Question 5: How long have you been considering adopting a new pet?

A: A few months AND have previous pet ownership experience

B: Over a month AND have done research on animals and places to adopt

C: A few weeks after seeing a friend enjoying their new pet

D: On a whim while petting a cute animal at a shelter and looking into their  cute little eyes.

Pet ownership should never be on an impulse. It is easy to fall in love with a cute fluffy animal and want to take it home without really considering all of the aspects, good and bad, that go into this lifelong decision. It is not fair to the animal if they are neglected, abandoned or abused because of an impulse decision that wasn’t considered fully.

Now tally up your answers.
Mostly A’s : You are fully prepared to own a new pet.

You have the finances, space, support, knowledge, and time to commit to pet.

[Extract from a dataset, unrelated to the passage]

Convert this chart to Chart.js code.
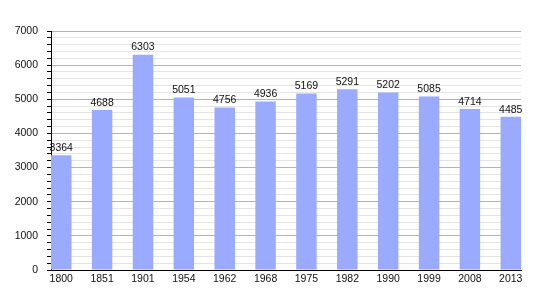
<!DOCTYPE html>
<html>
<head>
<meta charset="utf-8">
<script src="https://cdn.jsdelivr.net/npm/chart.js@4/dist/chart.umd.min.js"></script>
<style>
  html, body { margin: 0; padding: 0; background: #fff; }
  #wrap { width: 550px; height: 300px; }
</style>
</head>
<body>
<div id="wrap"><canvas id="c" width="550" height="300"></canvas></div>
<script>
const years = ['1800','1851','1901','1954','1962','1968','1975','1982','1990','1999','2008','2013'];
const population = [3364, 4688, 6303, 5051, 4756, 4936, 5169, 5291, 5202, 5085, 4714, 4485];
const yMin = 0;
const yMax = 7000;
const yMinorStep = 200;
const yMajorStep = 1000;

const points = population.map((v, i) => ({ x: i, y: v }));
const FONT = 'Liberation Sans, Arial, sans-serif';

const valueLabels = {
  id: 'valueLabels',
  afterDatasetsDraw(chart) {
    const ctx = chart.ctx;
    const meta = chart.getDatasetMeta(0);
    ctx.save();
    ctx.font = '10.5px ' + FONT;
    ctx.fillStyle = '#111';
    ctx.textAlign = 'center';
    ctx.textBaseline = 'bottom';
    meta.data.forEach((el, i) => {
      ctx.fillText(String(population[i]), el.x, el.y - 2);
    });
    ctx.restore();
  }
};

new Chart(document.getElementById('c'), {
  type: 'bar',
  data: {
    datasets: [{
      data: points,
      backgroundColor: '#99aaff',
      borderWidth: 0,
      categoryPercentage: 1,
      barPercentage: 0.5
    }]
  },
  options: {
    responsive: false,
    animation: false,
    devicePixelRatio: 1,
    layout: { padding: { left: 0, right: 29, top: 31, bottom: 0 } },
    plugins: { legend: { display: false }, tooltip: { enabled: false } },
    scales: {
      x: {
        type: 'linear',
        offset: false,
        min: -0.25,
        max: 11.25,
        afterFit: s => { s.height = 30; },
        grid: { display: true, offset: false, drawOnChartArea: false, drawTicks: false, color: 'rgba(0,0,0,0)' },
        border: { display: true, color: '#000', width: 1 },
        ticks: {
          stepSize: 1,
          includeBounds: false,
          autoSkip: false,
          maxRotation: 0,
          padding: 3,
          color: '#111',
          font: { family: FONT, size: 10.5 },
          callback: v => (Number.isInteger(v) && years[v] !== undefined) ? years[v] : ''
        }
      },
      y: {
        min: yMin,
        max: yMax,
        afterFit: s => { s.width = 51; },
        grid: {
          color: c => (c.tick && c.tick.value % yMajorStep === 0) ? '#b4b4b4' : '#e4e4e4',
          tickColor: '#000',
          tickLength: 4,
          lineWidth: 1
        },
        border: { display: true, color: '#000', width: 1 },
        ticks: {
          stepSize: yMinorStep,
          autoSkip: false,
          padding: 9,
          color: '#111',
          font: { family: FONT, size: 10.5 },
          callback: v => (v % yMajorStep === 0) ? String(v) : ''
        }
      }
    }
  },
  plugins: [valueLabels]
});
</script>
</body>
</html>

If you are looking for an energetic friend, try athletic breeds of dogs such as: Border Collies, Australian Shepherds, Spaniels, Russell Terriers and Huskies.

Mostly B’s: You are ready to adjust to a new pet.

You have almost everything your furry friend could need. Depending on your answers you may just need to adjust to accommodate them. Some moderate activity breeds of cats and dogs include: Abyssinians, American Shorthairs, Siberians, Chihuahuas, Bulldogs, Shar-Peis, Dachshunds and Pomeranians.

Mostly C’s: You might be ready to own a pet.

Owning a high-maintenance pet is definitely not going to fit into your lifestyle without some major adjustments. Consider owning a low maintenance animal such as a cat that doesn’t need to be walked, let outside or have specific feeding times. Some great low-maintenence breeds of cats include: Persians, British Shorthairs, Ragdolls, Russian Blues and Scottish Folds.

Mostly D’s: You should reconsider owning a pet.

Your lifestyle does not allow you to have the time, space, finances or living arrangements that allow for healthy pet ownership. Not everyone is meant to be a pet parent, but if you are really wanting to feel like a pet owner there are some great options to get you started such as: rodents, reptiles, fish, visiting a friend’s pet or playing virtual pet games on your phone.